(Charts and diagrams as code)

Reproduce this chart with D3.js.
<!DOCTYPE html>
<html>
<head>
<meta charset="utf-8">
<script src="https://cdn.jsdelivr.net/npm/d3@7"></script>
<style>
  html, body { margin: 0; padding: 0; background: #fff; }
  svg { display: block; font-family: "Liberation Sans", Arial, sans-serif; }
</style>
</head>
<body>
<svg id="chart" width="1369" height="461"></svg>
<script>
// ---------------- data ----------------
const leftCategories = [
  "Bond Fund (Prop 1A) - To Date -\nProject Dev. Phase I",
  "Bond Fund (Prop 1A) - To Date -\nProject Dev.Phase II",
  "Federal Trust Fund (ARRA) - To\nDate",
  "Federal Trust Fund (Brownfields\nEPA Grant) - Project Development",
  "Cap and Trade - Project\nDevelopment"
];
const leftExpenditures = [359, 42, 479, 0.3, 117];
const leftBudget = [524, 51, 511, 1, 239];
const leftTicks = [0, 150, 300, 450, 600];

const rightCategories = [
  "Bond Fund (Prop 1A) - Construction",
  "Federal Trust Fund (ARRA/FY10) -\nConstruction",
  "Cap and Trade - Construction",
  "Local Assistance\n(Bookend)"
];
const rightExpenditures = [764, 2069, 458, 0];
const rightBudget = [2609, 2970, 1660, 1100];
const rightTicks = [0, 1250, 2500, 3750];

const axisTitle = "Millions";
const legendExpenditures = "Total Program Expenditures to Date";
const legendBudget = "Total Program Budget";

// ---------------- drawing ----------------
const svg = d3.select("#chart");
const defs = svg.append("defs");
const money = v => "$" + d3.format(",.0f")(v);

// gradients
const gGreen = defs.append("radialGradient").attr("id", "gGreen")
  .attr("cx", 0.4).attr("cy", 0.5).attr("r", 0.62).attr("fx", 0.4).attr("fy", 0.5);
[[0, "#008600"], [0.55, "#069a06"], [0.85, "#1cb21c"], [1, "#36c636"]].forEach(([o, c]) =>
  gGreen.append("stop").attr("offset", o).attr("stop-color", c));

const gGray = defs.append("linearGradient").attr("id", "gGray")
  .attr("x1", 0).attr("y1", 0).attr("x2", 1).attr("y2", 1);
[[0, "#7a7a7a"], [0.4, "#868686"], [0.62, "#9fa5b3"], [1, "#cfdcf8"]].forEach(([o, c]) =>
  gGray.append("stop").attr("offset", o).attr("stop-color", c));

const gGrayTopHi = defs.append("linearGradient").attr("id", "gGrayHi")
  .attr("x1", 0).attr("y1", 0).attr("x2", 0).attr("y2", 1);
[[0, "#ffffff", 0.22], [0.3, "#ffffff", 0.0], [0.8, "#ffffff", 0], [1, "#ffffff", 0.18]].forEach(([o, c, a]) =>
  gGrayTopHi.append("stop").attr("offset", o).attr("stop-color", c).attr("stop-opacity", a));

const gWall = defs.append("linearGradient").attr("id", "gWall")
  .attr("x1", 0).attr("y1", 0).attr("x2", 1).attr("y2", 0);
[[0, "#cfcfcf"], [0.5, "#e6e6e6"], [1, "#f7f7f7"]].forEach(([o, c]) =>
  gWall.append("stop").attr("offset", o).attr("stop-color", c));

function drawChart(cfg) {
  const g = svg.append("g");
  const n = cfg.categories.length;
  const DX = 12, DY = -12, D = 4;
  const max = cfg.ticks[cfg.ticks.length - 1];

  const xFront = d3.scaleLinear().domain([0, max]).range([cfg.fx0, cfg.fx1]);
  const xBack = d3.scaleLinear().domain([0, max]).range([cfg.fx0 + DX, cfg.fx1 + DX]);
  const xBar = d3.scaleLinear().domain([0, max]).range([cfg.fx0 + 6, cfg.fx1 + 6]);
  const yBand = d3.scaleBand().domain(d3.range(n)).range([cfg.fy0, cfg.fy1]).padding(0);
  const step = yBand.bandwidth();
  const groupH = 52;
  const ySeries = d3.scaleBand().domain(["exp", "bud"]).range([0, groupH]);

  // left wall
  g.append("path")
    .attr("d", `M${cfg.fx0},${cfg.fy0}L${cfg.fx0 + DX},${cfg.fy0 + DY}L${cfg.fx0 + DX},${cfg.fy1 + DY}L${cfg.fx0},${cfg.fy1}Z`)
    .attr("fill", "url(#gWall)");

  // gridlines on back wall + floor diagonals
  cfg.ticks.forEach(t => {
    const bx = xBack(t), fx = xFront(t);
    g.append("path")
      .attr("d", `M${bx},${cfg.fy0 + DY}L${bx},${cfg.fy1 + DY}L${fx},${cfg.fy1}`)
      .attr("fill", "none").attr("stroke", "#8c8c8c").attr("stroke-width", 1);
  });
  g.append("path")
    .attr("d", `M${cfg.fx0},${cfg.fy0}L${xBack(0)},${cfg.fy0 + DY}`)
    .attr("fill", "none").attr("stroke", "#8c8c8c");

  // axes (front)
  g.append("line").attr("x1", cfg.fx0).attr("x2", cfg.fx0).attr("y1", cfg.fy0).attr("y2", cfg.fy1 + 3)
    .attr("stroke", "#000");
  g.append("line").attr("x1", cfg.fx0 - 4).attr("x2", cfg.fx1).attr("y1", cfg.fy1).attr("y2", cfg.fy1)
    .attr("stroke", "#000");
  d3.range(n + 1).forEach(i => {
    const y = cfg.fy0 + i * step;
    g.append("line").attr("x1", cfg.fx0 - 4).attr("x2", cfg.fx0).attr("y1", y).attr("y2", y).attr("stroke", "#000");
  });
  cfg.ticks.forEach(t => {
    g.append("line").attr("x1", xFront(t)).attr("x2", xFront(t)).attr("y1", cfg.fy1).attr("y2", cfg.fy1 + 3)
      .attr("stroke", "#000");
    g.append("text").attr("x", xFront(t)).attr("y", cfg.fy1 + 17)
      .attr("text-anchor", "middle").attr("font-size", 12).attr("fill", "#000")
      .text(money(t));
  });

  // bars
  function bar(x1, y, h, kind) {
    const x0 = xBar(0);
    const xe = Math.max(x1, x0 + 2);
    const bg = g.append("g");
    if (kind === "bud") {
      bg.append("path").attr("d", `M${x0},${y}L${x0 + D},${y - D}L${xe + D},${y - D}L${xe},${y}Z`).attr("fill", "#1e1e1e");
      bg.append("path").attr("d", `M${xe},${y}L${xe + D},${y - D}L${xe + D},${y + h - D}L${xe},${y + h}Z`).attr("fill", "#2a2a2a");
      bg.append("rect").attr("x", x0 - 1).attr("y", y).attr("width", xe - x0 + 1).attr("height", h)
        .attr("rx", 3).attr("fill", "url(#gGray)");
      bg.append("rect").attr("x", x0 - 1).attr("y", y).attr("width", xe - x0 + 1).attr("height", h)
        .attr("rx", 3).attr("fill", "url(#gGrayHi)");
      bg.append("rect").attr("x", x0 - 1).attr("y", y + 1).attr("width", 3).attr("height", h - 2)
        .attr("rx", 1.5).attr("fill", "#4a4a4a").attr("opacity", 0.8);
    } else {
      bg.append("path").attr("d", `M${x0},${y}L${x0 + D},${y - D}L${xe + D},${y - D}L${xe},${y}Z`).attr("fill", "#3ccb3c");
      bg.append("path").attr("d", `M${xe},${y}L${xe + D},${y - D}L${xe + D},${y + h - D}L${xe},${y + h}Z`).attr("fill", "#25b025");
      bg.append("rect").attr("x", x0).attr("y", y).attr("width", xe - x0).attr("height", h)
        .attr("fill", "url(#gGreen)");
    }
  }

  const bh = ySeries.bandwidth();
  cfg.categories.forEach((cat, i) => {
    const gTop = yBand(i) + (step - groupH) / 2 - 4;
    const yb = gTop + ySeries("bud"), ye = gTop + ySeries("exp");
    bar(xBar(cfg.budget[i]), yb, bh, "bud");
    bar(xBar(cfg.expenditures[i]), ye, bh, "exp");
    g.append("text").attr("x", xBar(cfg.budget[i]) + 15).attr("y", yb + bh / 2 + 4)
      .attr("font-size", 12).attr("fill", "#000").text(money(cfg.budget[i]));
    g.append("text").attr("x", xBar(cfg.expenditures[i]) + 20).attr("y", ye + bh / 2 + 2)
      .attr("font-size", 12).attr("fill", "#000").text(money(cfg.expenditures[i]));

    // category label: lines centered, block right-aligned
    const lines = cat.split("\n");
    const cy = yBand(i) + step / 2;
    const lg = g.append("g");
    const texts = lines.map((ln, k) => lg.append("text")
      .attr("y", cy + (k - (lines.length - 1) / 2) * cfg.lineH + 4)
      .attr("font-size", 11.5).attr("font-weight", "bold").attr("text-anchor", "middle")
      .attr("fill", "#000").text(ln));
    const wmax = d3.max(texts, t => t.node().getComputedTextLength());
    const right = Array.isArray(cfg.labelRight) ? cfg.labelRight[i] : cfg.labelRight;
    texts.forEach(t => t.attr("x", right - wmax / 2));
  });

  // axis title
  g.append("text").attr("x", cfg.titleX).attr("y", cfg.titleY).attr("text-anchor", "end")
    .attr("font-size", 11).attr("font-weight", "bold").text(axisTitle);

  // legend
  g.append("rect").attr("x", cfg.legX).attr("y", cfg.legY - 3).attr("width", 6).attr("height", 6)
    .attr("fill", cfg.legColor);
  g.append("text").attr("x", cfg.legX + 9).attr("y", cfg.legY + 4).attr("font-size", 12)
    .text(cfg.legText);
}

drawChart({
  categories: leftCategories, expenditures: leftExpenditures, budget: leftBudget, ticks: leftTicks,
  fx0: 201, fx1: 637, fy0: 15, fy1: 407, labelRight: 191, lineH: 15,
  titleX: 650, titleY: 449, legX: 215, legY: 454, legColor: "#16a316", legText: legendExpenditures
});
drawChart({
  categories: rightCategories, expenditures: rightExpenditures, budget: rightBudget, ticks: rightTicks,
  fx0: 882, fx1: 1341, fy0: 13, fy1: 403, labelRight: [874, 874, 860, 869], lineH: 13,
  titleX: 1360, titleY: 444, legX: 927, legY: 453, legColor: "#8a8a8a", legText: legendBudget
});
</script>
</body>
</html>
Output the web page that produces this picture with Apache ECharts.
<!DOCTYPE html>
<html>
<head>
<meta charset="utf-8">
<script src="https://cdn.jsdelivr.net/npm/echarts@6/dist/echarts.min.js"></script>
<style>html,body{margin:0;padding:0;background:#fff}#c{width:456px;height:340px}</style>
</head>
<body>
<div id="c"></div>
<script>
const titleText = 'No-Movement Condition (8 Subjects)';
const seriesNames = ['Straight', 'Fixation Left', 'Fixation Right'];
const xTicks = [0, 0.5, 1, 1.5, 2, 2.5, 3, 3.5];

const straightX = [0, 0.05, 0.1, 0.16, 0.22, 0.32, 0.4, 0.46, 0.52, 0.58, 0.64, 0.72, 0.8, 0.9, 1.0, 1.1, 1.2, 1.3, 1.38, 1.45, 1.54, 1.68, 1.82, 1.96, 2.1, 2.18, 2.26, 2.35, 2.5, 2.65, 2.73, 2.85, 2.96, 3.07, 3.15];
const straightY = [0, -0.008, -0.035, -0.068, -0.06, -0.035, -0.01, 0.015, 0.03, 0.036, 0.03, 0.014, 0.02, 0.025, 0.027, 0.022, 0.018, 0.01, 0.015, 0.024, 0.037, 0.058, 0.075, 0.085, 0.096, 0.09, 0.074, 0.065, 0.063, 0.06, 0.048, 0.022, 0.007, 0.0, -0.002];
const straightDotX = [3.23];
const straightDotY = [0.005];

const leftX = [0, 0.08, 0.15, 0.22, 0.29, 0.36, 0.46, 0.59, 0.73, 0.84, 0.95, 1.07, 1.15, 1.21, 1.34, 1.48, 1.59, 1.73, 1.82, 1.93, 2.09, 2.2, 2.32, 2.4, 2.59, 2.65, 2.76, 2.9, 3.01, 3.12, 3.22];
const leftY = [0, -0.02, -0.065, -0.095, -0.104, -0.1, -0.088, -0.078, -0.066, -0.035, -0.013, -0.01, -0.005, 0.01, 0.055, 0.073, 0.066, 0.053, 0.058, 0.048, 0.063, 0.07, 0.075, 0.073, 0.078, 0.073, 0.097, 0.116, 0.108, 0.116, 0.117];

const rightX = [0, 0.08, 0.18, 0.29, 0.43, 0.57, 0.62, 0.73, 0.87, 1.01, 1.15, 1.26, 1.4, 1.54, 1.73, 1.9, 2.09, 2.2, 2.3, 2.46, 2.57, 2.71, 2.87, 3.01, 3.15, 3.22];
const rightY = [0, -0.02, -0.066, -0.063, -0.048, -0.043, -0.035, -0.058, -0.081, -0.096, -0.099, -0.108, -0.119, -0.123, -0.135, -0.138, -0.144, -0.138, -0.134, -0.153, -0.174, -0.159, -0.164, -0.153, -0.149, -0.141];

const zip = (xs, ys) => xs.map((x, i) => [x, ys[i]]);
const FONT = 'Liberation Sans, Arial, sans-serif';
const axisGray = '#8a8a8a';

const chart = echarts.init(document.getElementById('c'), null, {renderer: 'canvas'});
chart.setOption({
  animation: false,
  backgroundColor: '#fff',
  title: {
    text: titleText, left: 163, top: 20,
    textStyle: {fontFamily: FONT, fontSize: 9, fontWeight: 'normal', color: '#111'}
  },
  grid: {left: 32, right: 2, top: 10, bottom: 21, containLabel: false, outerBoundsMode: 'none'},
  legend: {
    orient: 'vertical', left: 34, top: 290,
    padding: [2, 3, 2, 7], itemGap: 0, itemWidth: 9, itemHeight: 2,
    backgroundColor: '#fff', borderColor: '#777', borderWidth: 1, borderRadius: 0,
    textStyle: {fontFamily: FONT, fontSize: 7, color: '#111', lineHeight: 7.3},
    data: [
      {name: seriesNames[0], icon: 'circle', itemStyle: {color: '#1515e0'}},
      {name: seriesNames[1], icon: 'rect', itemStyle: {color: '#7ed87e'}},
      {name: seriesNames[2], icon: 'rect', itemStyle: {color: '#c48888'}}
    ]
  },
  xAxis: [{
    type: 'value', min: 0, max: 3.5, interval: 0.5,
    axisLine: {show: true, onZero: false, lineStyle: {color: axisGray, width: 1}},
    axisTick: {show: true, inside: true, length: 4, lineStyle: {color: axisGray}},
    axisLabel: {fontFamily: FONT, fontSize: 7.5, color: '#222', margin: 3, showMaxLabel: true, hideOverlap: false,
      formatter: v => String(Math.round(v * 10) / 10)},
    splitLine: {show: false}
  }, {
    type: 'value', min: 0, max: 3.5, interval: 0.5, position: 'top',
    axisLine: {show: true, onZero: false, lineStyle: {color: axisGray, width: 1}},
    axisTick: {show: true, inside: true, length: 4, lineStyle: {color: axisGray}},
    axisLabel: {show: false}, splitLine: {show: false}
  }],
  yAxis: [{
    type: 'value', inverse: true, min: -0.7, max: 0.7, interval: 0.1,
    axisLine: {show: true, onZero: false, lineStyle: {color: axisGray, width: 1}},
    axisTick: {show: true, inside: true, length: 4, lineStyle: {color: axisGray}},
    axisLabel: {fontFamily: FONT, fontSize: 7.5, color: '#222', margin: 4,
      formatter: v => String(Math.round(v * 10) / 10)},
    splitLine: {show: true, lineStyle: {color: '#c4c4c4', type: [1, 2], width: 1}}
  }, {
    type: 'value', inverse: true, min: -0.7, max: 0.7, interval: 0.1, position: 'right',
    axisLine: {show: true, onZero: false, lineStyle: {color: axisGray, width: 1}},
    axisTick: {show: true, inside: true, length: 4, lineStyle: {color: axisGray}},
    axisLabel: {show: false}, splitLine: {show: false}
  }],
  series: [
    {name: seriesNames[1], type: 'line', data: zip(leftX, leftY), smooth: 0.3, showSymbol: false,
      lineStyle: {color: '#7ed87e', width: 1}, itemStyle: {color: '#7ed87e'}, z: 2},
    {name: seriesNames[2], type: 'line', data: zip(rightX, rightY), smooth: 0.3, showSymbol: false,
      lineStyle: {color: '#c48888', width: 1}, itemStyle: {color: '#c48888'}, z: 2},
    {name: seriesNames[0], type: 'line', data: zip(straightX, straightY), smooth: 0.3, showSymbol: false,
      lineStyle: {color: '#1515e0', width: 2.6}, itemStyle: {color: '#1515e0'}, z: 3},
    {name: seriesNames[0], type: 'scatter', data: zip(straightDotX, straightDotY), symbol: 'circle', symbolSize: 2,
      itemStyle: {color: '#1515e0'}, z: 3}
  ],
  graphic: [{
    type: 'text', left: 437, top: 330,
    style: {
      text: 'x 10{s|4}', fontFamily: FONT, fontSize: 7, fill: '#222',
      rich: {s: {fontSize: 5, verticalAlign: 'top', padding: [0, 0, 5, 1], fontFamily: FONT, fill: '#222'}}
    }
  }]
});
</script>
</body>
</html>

WHAT THIS TASK INVOLVES: Using the entries above, repeat only the lines from the one containing "Output the web" through the one containing "0.108, 0.116, 0.117];", end lines included.

ANSWER TO THIS PROBLEM:
Output the web page that produces this picture with Apache ECharts.
<!DOCTYPE html>
<html>
<head>
<meta charset="utf-8">
<script src="https://cdn.jsdelivr.net/npm/echarts@6/dist/echarts.min.js"></script>
<style>html,body{margin:0;padding:0;background:#fff}#c{width:456px;height:340px}</style>
</head>
<body>
<div id="c"></div>
<script>
const titleText = 'No-Movement Condition (8 Subjects)';
const seriesNames = ['Straight', 'Fixation Left', 'Fixation Right'];
const xTicks = [0, 0.5, 1, 1.5, 2, 2.5, 3, 3.5];

const straightX = [0, 0.05, 0.1, 0.16, 0.22, 0.32, 0.4, 0.46, 0.52, 0.58, 0.64, 0.72, 0.8, 0.9, 1.0, 1.1, 1.2, 1.3, 1.38, 1.45, 1.54, 1.68, 1.82, 1.96, 2.1, 2.18, 2.26, 2.35, 2.5, 2.65, 2.73, 2.85, 2.96, 3.07, 3.15];
const straightY = [0, -0.008, -0.035, -0.068, -0.06, -0.035, -0.01, 0.015, 0.03, 0.036, 0.03, 0.014, 0.02, 0.025, 0.027, 0.022, 0.018, 0.01, 0.015, 0.024, 0.037, 0.058, 0.075, 0.085, 0.096, 0.09, 0.074, 0.065, 0.063, 0.06, 0.048, 0.022, 0.007, 0.0, -0.002];
const straightDotX = [3.23];
const straightDotY = [0.005];

const leftX = [0, 0.08, 0.15, 0.22, 0.29, 0.36, 0.46, 0.59, 0.73, 0.84, 0.95, 1.07, 1.15, 1.21, 1.34, 1.48, 1.59, 1.73, 1.82, 1.93, 2.09, 2.2, 2.32, 2.4, 2.59, 2.65, 2.76, 2.9, 3.01, 3.12, 3.22];
const leftY = [0, -0.02, -0.065, -0.095, -0.104, -0.1, -0.088, -0.078, -0.066, -0.035, -0.013, -0.01, -0.005, 0.01, 0.055, 0.073, 0.066, 0.053, 0.058, 0.048, 0.063, 0.07, 0.075, 0.073, 0.078, 0.073, 0.097, 0.116, 0.108, 0.116, 0.117];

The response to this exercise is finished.